At first I thought it was colcannon, but champ originates in the North and is a Northern Irish dish, and it was delicious. 

It was also different than any of the country mashed I’ve gotten in the US (think Cracker Barrel with gravy) or any I’ve made myself. It wasn’t that I’d never thought of combining these ingredients together, but I was just used to the simplicity of mashed potatoes – butter, milk, salt, crushed under a masher until smooth – ish.

It wasn’t until I did a quick Google search that I saw how simple champ really is to make.

As for our masher, it is almost always at the bottom of the sink or at least it seems that way when I need to use it so I have a few alternative tools to use as mashing tricks.

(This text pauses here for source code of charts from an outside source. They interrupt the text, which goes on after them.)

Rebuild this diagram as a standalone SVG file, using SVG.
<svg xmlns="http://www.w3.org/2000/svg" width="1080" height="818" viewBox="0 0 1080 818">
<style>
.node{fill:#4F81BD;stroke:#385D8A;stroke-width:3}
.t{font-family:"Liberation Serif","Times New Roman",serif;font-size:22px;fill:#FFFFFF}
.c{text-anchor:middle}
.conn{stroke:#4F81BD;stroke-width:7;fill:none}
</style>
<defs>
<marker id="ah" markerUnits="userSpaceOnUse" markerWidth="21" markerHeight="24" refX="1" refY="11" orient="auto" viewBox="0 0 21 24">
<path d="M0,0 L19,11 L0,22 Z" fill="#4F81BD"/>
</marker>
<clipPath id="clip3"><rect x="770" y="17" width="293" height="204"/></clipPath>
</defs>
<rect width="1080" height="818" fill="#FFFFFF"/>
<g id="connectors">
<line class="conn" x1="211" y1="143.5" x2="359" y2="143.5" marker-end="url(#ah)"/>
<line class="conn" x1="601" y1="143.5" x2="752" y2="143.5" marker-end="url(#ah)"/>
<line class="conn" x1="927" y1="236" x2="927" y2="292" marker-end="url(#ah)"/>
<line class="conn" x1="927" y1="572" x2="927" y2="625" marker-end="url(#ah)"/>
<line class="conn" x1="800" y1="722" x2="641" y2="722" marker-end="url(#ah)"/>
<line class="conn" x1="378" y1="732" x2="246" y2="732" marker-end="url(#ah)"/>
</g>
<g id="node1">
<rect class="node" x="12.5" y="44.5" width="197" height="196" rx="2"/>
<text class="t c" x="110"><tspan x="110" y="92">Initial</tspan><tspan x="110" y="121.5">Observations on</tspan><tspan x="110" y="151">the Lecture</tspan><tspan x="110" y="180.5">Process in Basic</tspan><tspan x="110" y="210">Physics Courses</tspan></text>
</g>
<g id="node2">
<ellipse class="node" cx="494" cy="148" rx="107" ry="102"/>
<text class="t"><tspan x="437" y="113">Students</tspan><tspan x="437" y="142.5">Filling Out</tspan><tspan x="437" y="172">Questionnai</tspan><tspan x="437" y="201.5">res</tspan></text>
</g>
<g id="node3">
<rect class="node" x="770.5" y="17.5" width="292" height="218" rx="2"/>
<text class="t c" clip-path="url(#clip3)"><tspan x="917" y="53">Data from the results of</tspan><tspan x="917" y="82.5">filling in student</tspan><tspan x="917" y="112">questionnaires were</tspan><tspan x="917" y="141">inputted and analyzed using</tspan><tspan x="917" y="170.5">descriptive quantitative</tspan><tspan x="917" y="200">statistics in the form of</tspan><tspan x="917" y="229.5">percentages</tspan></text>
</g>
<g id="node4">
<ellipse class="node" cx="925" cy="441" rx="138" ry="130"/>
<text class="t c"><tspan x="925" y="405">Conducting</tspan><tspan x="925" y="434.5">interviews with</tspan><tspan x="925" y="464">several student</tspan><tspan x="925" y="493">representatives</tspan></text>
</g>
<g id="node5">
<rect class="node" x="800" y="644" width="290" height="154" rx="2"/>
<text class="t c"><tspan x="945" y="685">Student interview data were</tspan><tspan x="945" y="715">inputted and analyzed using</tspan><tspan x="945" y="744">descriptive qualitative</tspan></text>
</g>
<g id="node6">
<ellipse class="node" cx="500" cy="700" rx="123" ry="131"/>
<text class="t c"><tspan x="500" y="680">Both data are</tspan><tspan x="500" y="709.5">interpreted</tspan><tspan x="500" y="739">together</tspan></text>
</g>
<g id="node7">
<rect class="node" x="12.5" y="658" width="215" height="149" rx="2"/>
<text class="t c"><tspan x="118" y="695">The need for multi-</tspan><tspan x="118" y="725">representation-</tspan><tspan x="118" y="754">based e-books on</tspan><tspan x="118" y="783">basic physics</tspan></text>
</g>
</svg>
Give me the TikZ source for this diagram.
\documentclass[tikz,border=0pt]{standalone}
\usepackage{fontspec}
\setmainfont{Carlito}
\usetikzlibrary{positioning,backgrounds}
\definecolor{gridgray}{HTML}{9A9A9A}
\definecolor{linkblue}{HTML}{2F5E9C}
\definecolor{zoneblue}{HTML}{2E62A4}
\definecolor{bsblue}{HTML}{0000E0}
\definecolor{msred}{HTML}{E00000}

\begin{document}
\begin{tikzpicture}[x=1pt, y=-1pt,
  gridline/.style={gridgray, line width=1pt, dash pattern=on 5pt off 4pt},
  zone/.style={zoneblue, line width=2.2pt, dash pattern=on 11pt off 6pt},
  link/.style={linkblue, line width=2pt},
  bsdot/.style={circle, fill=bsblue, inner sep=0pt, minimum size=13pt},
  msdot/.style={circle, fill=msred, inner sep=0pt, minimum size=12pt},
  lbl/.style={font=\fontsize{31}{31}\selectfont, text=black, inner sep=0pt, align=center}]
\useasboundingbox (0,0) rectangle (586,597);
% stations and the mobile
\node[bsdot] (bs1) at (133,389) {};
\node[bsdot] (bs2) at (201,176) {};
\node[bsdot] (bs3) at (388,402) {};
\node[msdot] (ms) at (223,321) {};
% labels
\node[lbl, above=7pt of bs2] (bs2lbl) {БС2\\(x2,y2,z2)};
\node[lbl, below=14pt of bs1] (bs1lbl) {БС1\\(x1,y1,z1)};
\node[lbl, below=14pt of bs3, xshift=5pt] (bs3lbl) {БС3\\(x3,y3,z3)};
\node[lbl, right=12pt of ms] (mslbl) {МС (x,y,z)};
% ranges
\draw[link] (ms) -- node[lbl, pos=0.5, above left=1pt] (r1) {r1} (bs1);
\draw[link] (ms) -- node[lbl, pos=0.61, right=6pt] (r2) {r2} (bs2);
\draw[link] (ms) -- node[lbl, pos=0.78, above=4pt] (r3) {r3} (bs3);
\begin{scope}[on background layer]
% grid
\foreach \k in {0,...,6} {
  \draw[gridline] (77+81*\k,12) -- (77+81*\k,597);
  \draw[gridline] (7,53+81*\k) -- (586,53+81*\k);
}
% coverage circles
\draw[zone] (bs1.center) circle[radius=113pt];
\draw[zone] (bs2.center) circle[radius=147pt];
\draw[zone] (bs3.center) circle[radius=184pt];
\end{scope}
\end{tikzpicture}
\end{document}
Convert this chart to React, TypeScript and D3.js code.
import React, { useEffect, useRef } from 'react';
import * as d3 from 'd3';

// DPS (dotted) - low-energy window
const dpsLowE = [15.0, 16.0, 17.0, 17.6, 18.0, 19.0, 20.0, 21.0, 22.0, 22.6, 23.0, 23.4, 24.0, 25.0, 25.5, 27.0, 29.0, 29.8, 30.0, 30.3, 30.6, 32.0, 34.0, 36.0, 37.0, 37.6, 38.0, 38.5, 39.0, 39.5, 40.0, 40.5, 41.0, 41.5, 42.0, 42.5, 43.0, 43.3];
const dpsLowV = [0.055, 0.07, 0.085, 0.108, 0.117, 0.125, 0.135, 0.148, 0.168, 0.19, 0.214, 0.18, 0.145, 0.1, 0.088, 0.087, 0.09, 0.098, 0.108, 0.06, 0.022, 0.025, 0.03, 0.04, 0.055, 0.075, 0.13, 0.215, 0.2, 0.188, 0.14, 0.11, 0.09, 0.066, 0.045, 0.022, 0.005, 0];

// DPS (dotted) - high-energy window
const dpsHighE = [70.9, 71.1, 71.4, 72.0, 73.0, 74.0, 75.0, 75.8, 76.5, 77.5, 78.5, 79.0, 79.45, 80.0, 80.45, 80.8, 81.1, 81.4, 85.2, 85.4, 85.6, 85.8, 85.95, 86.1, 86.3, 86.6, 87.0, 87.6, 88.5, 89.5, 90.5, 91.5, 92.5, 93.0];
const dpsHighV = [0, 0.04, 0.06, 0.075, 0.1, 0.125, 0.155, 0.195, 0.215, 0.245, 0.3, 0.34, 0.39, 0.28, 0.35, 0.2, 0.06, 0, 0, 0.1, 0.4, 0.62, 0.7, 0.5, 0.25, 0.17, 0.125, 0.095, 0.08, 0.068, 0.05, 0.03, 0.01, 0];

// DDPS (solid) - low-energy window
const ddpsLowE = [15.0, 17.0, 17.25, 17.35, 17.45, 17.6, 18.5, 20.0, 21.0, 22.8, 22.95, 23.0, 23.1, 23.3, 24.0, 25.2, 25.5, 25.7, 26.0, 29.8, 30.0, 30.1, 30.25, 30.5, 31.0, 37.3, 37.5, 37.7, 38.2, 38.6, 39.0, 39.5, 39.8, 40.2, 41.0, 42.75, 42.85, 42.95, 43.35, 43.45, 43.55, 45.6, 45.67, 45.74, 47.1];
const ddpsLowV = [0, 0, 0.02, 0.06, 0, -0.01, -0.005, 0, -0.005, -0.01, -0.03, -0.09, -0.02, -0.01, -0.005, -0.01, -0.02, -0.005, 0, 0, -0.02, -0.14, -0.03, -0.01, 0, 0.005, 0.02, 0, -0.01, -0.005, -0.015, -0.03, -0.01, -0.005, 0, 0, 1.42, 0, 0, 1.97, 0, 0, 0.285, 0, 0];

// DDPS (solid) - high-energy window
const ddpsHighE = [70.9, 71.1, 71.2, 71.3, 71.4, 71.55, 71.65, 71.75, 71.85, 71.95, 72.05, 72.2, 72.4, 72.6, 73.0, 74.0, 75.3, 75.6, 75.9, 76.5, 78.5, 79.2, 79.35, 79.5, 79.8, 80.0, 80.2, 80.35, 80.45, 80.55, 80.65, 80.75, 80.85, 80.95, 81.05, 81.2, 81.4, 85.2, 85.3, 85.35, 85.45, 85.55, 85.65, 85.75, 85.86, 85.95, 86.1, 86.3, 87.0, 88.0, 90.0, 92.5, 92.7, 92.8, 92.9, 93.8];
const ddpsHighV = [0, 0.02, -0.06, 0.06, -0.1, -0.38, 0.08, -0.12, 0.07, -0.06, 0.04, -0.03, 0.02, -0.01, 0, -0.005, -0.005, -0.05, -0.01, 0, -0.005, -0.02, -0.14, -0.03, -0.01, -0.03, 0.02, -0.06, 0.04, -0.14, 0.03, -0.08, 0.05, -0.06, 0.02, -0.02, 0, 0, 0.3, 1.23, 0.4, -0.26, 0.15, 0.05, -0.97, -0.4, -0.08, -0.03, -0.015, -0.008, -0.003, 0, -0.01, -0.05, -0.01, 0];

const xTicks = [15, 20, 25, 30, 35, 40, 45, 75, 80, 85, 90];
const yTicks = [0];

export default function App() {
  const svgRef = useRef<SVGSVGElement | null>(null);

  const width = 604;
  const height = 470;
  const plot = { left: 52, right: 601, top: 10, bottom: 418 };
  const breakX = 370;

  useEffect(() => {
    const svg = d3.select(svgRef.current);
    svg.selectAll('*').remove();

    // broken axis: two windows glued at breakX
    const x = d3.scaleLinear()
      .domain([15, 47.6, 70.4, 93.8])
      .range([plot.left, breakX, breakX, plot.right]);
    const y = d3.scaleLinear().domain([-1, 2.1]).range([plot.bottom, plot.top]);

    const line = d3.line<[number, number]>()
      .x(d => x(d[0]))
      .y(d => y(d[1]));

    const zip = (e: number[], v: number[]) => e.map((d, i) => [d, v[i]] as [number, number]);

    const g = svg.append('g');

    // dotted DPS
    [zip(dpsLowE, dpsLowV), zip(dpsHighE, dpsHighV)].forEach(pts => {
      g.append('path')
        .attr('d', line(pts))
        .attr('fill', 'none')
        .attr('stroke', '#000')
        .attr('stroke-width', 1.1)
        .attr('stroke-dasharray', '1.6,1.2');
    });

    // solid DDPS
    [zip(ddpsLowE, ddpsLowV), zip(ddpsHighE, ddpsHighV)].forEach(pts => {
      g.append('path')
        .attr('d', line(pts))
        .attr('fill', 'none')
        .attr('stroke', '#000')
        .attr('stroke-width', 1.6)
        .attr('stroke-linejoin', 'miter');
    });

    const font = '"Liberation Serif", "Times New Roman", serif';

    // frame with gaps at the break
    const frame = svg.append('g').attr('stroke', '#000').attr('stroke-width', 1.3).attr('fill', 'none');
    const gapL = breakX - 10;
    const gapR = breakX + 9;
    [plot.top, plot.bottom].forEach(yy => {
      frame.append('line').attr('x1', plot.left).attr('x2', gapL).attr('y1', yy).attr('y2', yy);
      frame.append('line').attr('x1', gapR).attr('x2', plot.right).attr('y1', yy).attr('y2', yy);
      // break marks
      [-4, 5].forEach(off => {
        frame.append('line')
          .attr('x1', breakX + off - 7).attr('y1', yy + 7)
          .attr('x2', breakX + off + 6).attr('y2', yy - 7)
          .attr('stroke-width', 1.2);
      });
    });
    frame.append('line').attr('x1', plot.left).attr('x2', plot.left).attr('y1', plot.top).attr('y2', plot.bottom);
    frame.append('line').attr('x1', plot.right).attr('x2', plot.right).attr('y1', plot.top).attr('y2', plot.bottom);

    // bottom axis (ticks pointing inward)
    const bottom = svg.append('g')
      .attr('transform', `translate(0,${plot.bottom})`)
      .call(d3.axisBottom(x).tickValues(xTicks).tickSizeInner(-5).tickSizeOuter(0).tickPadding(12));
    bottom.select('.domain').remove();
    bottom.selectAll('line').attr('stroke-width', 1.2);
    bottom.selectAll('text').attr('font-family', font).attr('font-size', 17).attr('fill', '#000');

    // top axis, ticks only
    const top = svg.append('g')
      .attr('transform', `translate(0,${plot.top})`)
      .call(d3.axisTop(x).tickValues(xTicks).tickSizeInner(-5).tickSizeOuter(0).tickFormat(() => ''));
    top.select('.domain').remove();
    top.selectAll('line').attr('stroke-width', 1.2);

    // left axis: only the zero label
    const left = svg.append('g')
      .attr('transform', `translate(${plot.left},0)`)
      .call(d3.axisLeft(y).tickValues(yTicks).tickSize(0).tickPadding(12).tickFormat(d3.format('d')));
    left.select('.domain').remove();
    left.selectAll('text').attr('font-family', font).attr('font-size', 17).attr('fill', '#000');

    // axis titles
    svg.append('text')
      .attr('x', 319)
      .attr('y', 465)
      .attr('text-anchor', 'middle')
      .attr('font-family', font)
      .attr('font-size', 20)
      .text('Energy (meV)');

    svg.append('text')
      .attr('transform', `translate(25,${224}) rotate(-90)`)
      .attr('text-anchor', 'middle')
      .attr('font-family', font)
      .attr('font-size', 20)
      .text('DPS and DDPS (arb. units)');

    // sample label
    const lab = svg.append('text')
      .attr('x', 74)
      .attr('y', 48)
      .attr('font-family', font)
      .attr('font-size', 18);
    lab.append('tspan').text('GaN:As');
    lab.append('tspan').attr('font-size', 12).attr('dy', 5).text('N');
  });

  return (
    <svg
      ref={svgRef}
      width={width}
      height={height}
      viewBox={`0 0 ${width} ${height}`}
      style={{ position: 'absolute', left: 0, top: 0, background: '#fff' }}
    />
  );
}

Large forks are good mashers.

So are large spoons if applied with the right pressure.

And last, my most recent discovery, a copper one-cup measuring cup. This really did a great job.

For my version of champ, I washed, cut, and boiled about seven medium-sized potatoes. I did not peel them, but they can obviously be peeled if you prefer them that way. The ones we had at the restaurant were peeled. Their mash was a perfect creamy white.

After the draining and mashing, I added one stick of unsalted butter, about two tablespoons of salt, three scallions diced as finely as I could get them, and a scoop of sour cream. You could use more scallions if you like. I also didn’t use milk, but it could be added or used instead of the sour cream.

Just before the rest of dinner was ready, I added about 1/4 cup of shredded, sharp cheddar cheese. I used white to keep the color of the potatoes. The topmost photo was taken in bad lighting; I’ll have to correct that when I make them again.

Only the usual suspect (the picky eater) complained despite loving them abroad. Everyone else loved my rendition, and I’m sure they’ll make it into regular rotation.

AllRecipes has a recipe to follow if you like measurements. Usually, I do, but when I’m cooking (rather than baking) I like to gauge how it looks, feels, and tastes.